Because we have labels for all the patients (PD/non-PD) this is a relatively straightforward binary classification task (as you know of course), but since we have no SWEDD patients or GENPD patients, it is much easier to work like this.

Other:

- Because this DL models have so many parameters, I would like to try an idea that I have been toying with for a while regarding their training; using Bayesian optimisation for model selection (MATLAB, surprisingly, have a good explanation: https://uk.mathworks.com/help/deeplearning/examples/deep-learning-using-bayesian-optimization.html)
- If anyone is interested, I usually code DL models in PyTorch (facebook's DL library), that being said I am fairly language agnostic, TensorFlow (Google) works fine too.

### Why is this good?

- It is straightforward
- Fairly easy
- There is lots of precedence:
    1. https://github.com/erickrf/autoencoder
    2. https://arxiv.org/pdf/1408.5882.pdf
    3. Nice high-level review/summary: https://medium.com/jatana/report-on-text-classification-using-cnn-rnn-han-f0e887214d5f
    4. https://github.com/brightmart/text_classification
    5. https://paperswithcode.com/task/sentence-classification
- Embedding words into sentences is easy; we can also embed single characters should we so wish -- but since we are looking for habitual errors, word embeddings might be more appropriate.
- Encoder/Decoder potential models: CNN (probs best for small amount of data)/HAN/RNN/LSTM

### Why might it be bad?

- Necessarily DL models require a lot of data -- though there are novel new ways to get around this. I do not yet know if we have enough of it, since I have only started to build the model and have not got to the point where I can train it yet.
- Unfortunately much of DL is still based on __tricks and experience__ -- often we do not know fully know why something works, just that it does. The theory has not quite caught up with practise yet. But it will. 

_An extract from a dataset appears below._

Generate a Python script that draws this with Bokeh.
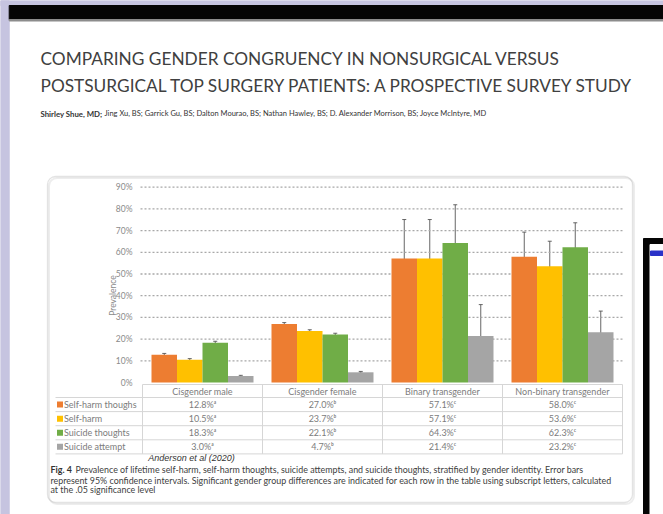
import numpy as np
from bokeh.plotting import figure
from bokeh.models import ColumnDataSource, Whisker, BoxAnnotation, Range1d, TeeHead
from bokeh.core.properties import value
from bokeh.embed import file_html
from bokeh.resources import INLINE

# ---------------- data ----------------
categories = ["Cisgender male", "Cisgender female", "Binary transgender", "Non-binary transgender"]
series = ["Self-harm thoughs", "Self-harm", "Suicide thoughts", "Suicide attempt"]
colors = ["#ED7D31", "#FFC000", "#70AD47", "#A5A5A5"]

self_harm_thoughts = [12.8, 27.0, 57.1, 58.0]
self_harm = [10.5, 23.7, 57.1, 53.6]
suicide_thoughts = [18.3, 22.1, 64.3, 62.3]
suicide_attempt = [3.0, 4.7, 21.4, 23.2]

self_harm_thoughts_lo = [12.2, 26.4, 38.6, 45.9]
self_harm_thoughts_hi = [13.4, 27.6, 75.1, 69.3]
self_harm_lo = [10.0, 23.1, 38.6, 40.9]
self_harm_hi = [11.0, 24.3, 75.1, 65.1]
suicide_thoughts_lo = [17.6, 21.5, 45.9, 50.1]
suicide_thoughts_hi = [19.0, 22.7, 81.9, 73.6]
suicide_attempt_lo = [2.7, 4.3, 5.5, 12.8]
suicide_attempt_hi = [3.3, 5.1, 35.9, 32.9]

sig_letters = ["\u1d43", "\u1d47", "\u1d9c", "\u1d9c"]

tick_values = [0, 10, 20, 30, 40, 50, 60, 70, 80, 90]
tick_labels = ["0%", "10%", "20%", "30%", "40%", "50%", "60%", "70%", "80%", "90%"]

title_lines = ["COMPARING GENDER CONGRUENCY IN NONSURGICAL VERSUS",
               "POSTSURGICAL TOP SURGERY PATIENTS: A PROSPECTIVE SURVEY STUDY"]
authors_bold = "Shirley Shue, MD;"
authors_rest = "Jing Xu, BS; Garrick Gu, BS; Dalton Mourao, BS; Nathan Hawley, BS; D. Alexander Morrison, BS; Joyce McIntyre, MD"
source_note = "Anderson et al (2020)"
caption_bold = "Fig. 4"
caption_lines = [
    "Prevalence of lifetime self-harm, self-harm thoughts, suicide attempts, and suicide thoughts, stratified by gender identity. Error bars",
    "represent 95% confidence intervals. Significant gender group differences are indicated for each row in the table using subscript letters, calculated",
    "at the .05 significance level",
]

values = [self_harm_thoughts, self_harm, suicide_thoughts, suicide_attempt]
lows = [self_harm_thoughts_lo, self_harm_lo, suicide_thoughts_lo, suicide_attempt_lo]
highs = [self_harm_thoughts_hi, self_harm_hi, suicide_thoughts_hi, suicide_attempt_hi]

# ---------------- layout (page pixels -> data units) ----------------
W, H = 663, 514
CAT0_PX = 202.0     # page x of first category centre
CAT_PX = 120.0      # pixels per category
ZERO_PX = 382.0     # page y of 0 %
PCT_PX = 2.17       # pixels per 1 %


def X(px):
    return (px - CAT0_PX) / CAT_PX


def Y(py):
    return (ZERO_PX - py) / PCT_PX


FONT = value("Lato")
TFS = "9px"
TCOL = "#7c7c7c"

p = figure(width=W, height=H, x_range=Range1d(X(0), X(W)), y_range=Range1d(Y(H), Y(0)),
           x_axis_type=None, y_axis_type=None, min_border=0, toolbar_location=None,
           output_backend="svg", outline_line_color=None, background_fill_color="white",
           border_fill_color="white")
p.grid.visible = False

# surroundings of the photographed poster
p.quad(left=X(0), right=X(8.7), top=Y(0), bottom=Y(H), color="#c6c4e0")
p.quad(left=X(0), right=X(W), top=Y(0), bottom=Y(5), color="#c6c4e0")
p.quad(left=X(8.7), right=X(W), top=Y(5), bottom=Y(19), color="#050505")
p.quad(left=X(8.7), right=X(W), top=Y(19), bottom=Y(20.5), color="#8c8c8c")

# neighbouring poster frame on the right
p.quad(left=X(643), right=X(W), top=Y(238), bottom=Y(H), color="#050505")
p.quad(left=X(649.5), right=X(W), top=Y(244), bottom=Y(H), color="white")
p.quad(left=X(650), right=X(W), top=Y(250.5), bottom=Y(255), color="#2a32c8")

# title + authors
p.text(x=[X(40), X(40)], y=[Y(58), Y(85)], text=title_lines, text_font=FONT,
       text_font_size="17.3px", text_color="#404040", text_baseline="middle")
p.text(x=[X(40)], y=[Y(113)], text=[authors_bold], text_font=FONT, text_font_style="bold",
       text_font_size="7.8px", text_color="#333333", text_baseline="middle")
p.text(x=[X(104)], y=[Y(113)], text=[authors_rest], text_font=FONT,
       text_font_size="7.5px", text_color="#333333", text_baseline="middle")

# chart box (shadow + border)
p.add_layout(BoxAnnotation(left=X(48.5), right=X(633.5), top=Y(177.5), bottom=Y(503.5),
                           fill_alpha=0, line_color="#c4c4c4", line_width=2, border_radius=8))
p.add_layout(BoxAnnotation(left=X(47), right=X(632), top=Y(176), bottom=Y(502),
                           fill_alpha=0, line_color="#a2a2a2", line_width=1.3, border_radius=8))

# grid lines
grid_vals = tick_values[1:]
p.segment(x0=[X(140)] * len(grid_vals), x1=[X(624)] * len(grid_vals), y0=grid_vals, y1=grid_vals,
          line_color="#a8a8a8", line_width=1.3, line_dash="2 2")

# y tick labels + title
p.text(x=[X(132)] * len(tick_values), y=tick_values, text=tick_labels, text_font=FONT,
       text_font_size="8.5px", text_color="#8a8a8a", text_align="right", text_baseline="middle")
p.text(x=[X(112)], y=[Y(295)], text=["Prevalence"], angle=np.pi / 2, text_font=FONT,
       text_font_size="8.5px", text_color="#8a8a8a", text_align="center", text_baseline="middle")

# bars + error bars
BW = 25.5 / CAT_PX
idx = np.arange(len(categories))
for j, name in enumerate(series):
    off = (j - 1.5) * BW
    src = ColumnDataSource(dict(x=idx + off, top=values[j], lo=lows[j], hi=highs[j]))
    p.vbar(x="x", top="top", bottom=0, width=BW, source=src, fill_color=colors[j],
           line_color=None)
    p.add_layout(Whisker(source=src, base="x", upper="hi", lower="lo", line_color="#555555",
                         line_width=0.9,
                         upper_head=TeeHead(size=4, line_color="#555555", line_width=0.9),
                         lower_head=TeeHead(size=4, line_color="#555555", line_width=0.9)))

# ---------------- table ----------------
LINE = "#d6d6d6"
top_py = 384.0
head_py = 397.0
row_px = 14.1
row_edges = [head_py + k * row_px for k in range(len(series) + 1)]
col_edges = [i - 0.5 for i in range(len(categories) + 1)]

p.segment(x0=[col_edges[0]], x1=[col_edges[-1]], y0=[Y(top_py)], y1=[Y(top_py)],
          line_color=LINE, line_width=1)
p.segment(x0=[X(55)] * len(row_edges), x1=[col_edges[-1]] * len(row_edges),
          y0=[Y(v) for v in row_edges], y1=[Y(v) for v in row_edges], line_color=LINE, line_width=1)
p.segment(x0=col_edges, x1=col_edges, y0=[Y(top_py)] * len(col_edges),
          y1=[Y(row_edges[-1])] * len(col_edges), line_color=LINE, line_width=1)

p.text(x=list(idx), y=[Y((top_py + head_py) / 2)] * len(categories), text=categories,
       text_font=FONT, text_font_size=TFS, text_color=TCOL, text_align="center",
       text_baseline="middle")

row_centres = [Y((row_edges[k] + row_edges[k + 1]) / 2) for k in range(len(series))]
p.rect(x=[X(59.5)] * len(series), y=row_centres, width=6, height=6, width_units="screen",
       height_units="screen", fill_color=colors, line_color=None)
p.text(x=[X(63.5)] * len(series), y=row_centres, text=series, text_font=FONT,
       text_font_size=TFS, text_color=TCOL, text_baseline="middle")

cell_x, cell_y, cell_t = [], [], []
for j in range(len(series)):
    for i in range(len(categories)):
        cell_x.append(i)
        cell_y.append(row_centres[j])
        cell_t.append(f"{values[j][i]:.1f}%{sig_letters[i]}")
p.text(x=cell_x, y=cell_y, text=cell_t, text_font=FONT, text_font_size=TFS,
       text_color=TCOL, text_align="center", text_baseline="middle")

# source + caption
p.text(x=[X(191)], y=[Y(457.5)], text=[source_note], text_font=value("Liberation Sans"),
       text_font_style="italic", text_font_size="9px", text_color="#333333",
       text_align="center", text_baseline="middle")
p.text(x=[X(50)], y=[Y(469)], text=[caption_bold], text_font=FONT, text_font_style="bold",
       text_font_size="8.9px", text_color="#333333", text_baseline="middle")
p.text(x=[X(75)], y=[Y(469)], text=[caption_lines[0]], text_font=FONT,
       text_font_size="8.9px", text_color="#404040", text_baseline="middle")
p.text(x=[X(50), X(50)], y=[Y(479.5), Y(489)], text=caption_lines[1:], text_font=FONT,
       text_font_size="8.9px", text_color="#404040", text_baseline="middle")

open("out.html", "w").write(file_html(p, INLINE))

## Questions for Colin and Tom

1. Do we have an equipment budget?
    - If we go down this route, the analysis phase will be _a lot_ faster if I use a GPU (couple of hundred quid, nothing crazy -- can give it to Liverpool/Sheffield after) 
    - My **big machine** (i.e. my useful machine, not my laptop) does not currently have a GPU but it does have all the other bells and whistles
2. The datasets that we have, is that all that exists in terms of the research that has been done in this area?
3. Devil's advocate question: what is the point of this? Your AUC is already very good (from the most recent paper)
4. In the English language data, what is the format of the timestamp? What should I convert it to, to make it interpretable?
5. What about taking time-derivatives (i.e. speed and acceleration) of IKI? (see next cell)

Let $$x = \textrm{IKI}$$
then, we can extract the following meta-data:
$$
x, \frac{dx}{dt}, \frac{d^2x}{dt^2}
$$
Why? Well, we can bolt this onto our observation vector $\mathbf{x}$ that we pass to the DL model, and let it choose whether or not this information has high information content w.r.t. the binary classification it is being asked to undertake.